In your copy, include every line of the listing below exactly but none of the pictures.

### Provided material
_ _ _ _ _ _ _
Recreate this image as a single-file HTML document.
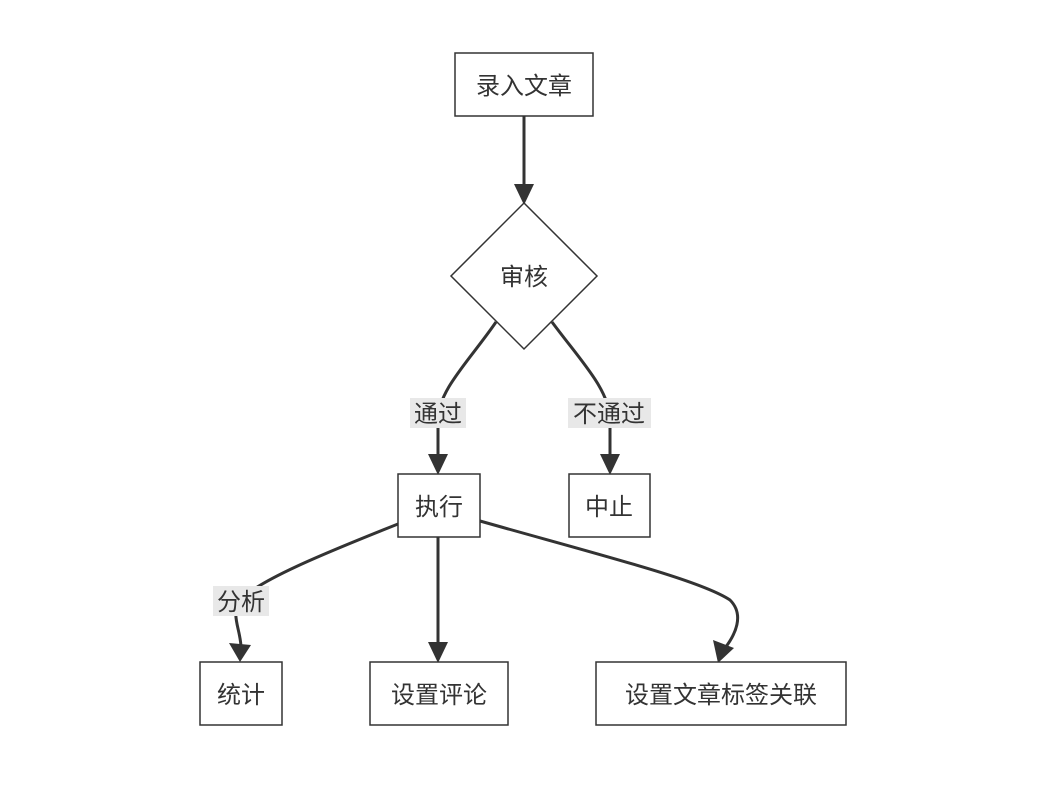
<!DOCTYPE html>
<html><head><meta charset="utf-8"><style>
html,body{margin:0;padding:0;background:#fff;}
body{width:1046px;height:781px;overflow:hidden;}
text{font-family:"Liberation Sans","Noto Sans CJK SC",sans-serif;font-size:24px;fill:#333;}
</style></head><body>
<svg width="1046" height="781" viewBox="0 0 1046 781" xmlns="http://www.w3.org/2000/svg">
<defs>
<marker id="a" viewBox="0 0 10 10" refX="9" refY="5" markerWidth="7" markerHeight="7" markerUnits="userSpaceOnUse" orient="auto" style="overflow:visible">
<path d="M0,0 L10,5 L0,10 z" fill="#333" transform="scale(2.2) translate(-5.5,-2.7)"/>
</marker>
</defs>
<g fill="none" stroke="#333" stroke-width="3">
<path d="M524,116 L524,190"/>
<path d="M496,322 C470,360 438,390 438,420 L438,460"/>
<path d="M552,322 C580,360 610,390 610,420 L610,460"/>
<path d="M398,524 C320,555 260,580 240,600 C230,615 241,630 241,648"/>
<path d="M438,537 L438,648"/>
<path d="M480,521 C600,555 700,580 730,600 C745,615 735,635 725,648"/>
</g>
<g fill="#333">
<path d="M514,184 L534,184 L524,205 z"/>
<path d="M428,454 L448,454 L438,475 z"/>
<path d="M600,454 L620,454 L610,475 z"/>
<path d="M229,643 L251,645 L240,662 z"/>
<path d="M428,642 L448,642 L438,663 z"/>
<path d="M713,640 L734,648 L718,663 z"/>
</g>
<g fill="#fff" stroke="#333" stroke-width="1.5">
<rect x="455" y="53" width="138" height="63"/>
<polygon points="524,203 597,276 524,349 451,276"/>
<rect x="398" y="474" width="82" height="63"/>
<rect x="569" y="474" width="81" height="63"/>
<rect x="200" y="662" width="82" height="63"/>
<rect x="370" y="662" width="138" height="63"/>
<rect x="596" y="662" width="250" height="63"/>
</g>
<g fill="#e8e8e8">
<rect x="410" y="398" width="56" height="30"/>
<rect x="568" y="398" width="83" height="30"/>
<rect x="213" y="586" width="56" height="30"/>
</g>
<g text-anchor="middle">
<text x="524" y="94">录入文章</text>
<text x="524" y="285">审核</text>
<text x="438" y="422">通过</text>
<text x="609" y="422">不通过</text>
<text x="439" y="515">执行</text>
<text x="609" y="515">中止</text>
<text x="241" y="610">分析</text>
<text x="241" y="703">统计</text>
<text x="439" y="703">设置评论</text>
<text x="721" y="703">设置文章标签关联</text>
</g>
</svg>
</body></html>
_ _ _ _ _ _ _
### Response below
Recreate this image as a single-file HTML document.
<!DOCTYPE html>
<html><head><meta charset="utf-8"><style>
html,body{margin:0;padding:0;background:#fff;}
body{width:1046px;height:781px;overflow:hidden;}
text{font-family:"Liberation Sans","Noto Sans CJK SC",sans-serif;font-size:24px;fill:#333;}
</style></head><body>
<svg width="1046" height="781" viewBox="0 0 1046 781" xmlns="http://www.w3.org/2000/svg">
<defs>
<marker id="a" viewBox="0 0 10 10" refX="9" refY="5" markerWidth="7" markerHeight="7" markerUnits="userSpaceOnUse" orient="auto" style="overflow:visible">
<path d="M0,0 L10,5 L0,10 z" fill="#333" transform="scale(2.2) translate(-5.5,-2.7)"/>
</marker>
</defs>
<g fill="none" stroke="#333" stroke-width="3">
<path d="M524,116 L524,190"/>
<path d="M496,322 C470,360 438,390 438,420 L438,460"/>
<path d="M552,322 C580,360 610,390 610,420 L610,460"/>
<path d="M398,524 C320,555 260,580 240,600 C230,615 241,630 241,648"/>
<path d="M438,537 L438,648"/>
<path d="M480,521 C600,555 700,580 730,600 C745,615 735,635 725,648"/>
</g>
<g fill="#333">
<path d="M514,184 L534,184 L524,205 z"/>
<path d="M428,454 L448,454 L438,475 z"/>
<path d="M600,454 L620,454 L610,475 z"/>
<path d="M229,643 L251,645 L240,662 z"/>
<path d="M428,642 L448,642 L438,663 z"/>
<path d="M713,640 L734,648 L718,663 z"/>
</g>
<g fill="#fff" stroke="#333" stroke-width="1.5">
<rect x="455" y="53" width="138" height="63"/>
<polygon points="524,203 597,276 524,349 451,276"/>
<rect x="398" y="474" width="82" height="63"/>
<rect x="569" y="474" width="81" height="63"/>
<rect x="200" y="662" width="82" height="63"/>
<rect x="370" y="662" width="138" height="63"/>
<rect x="596" y="662" width="250" height="63"/>
</g>
<g fill="#e8e8e8">
<rect x="410" y="398" width="56" height="30"/>
<rect x="568" y="398" width="83" height="30"/>
<rect x="213" y="586" width="56" height="30"/>
</g>
<g text-anchor="middle">
<text x="524" y="94">录入文章</text>
<text x="524" y="285">审核</text>
<text x="438" y="422">通过</text>
<text x="609" y="422">不通过</text>
<text x="439" y="515">执行</text>
<text x="609" y="515">中止</text>
<text x="241" y="610">分析</text>
<text x="241" y="703">统计</text>
<text x="439" y="703">设置评论</text>
<text x="721" y="703">设置文章标签关联</text>
</g>
</svg>
</body></html>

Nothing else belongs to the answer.